During boom deployment, LightSail’s sensors watch for a change in voltage each time the motor makes a revolution. These voltage changes increment an internal counter that knows exactly how many revolutions the motor must make to fully extend the booms.

In the process of solving the other boom deployment problems, the team added code to LightSail’s software to make it more robust. In IT terms, robust code helps validate a system is working properly and provides more thorough details when things go awry.

Using their new code, the team was able to compare the readings from LightSail’s sensors with the actual revolutions the motor was making. The results were inconsistent. The sensors were reporting more motor revolutions than had actually occurred. This meant the spacecraft believed its booms were fully extended before they actually were, triggering a premature stop.

Current fix: Diaz said noise in the circuit may have fooled the voltage sensors into recording false motor revolutions. The team has added additional code requiring the sensors to compare their readings with each other.
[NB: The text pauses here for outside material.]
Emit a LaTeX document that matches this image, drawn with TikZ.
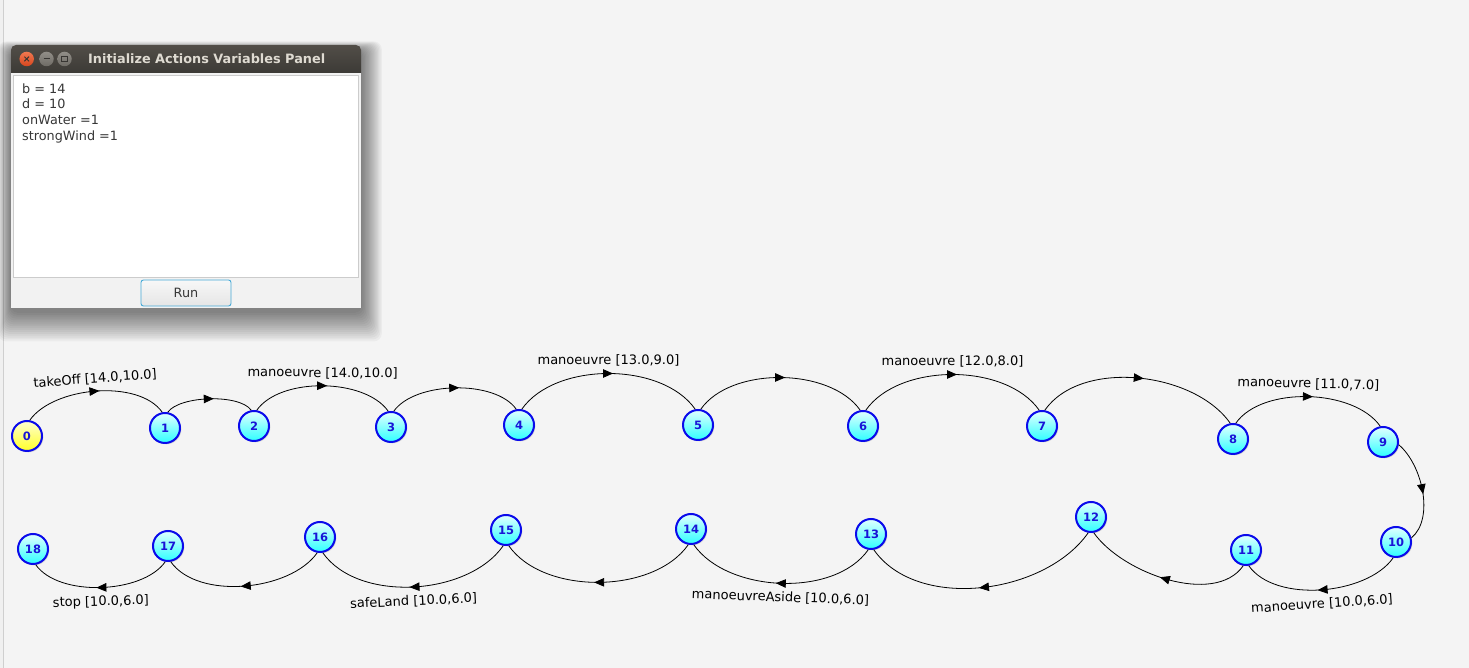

The readings are also cross-checked with a table of expected voltages before the motor revolution count is incremented. Finally, noise filters were installed in an attempt to eliminate the problem altogether.

Next step: More testing is required to verify the problem diagnosis was correct, and that the new code has solved the problem.

That wraps up my update for this week. Next week, I’m hoping to give readers a breather from the motor deployment issues and take a look at Earth’s magnetic field. It’s a fascinating topic that directly affects how LightSail operates in orbit.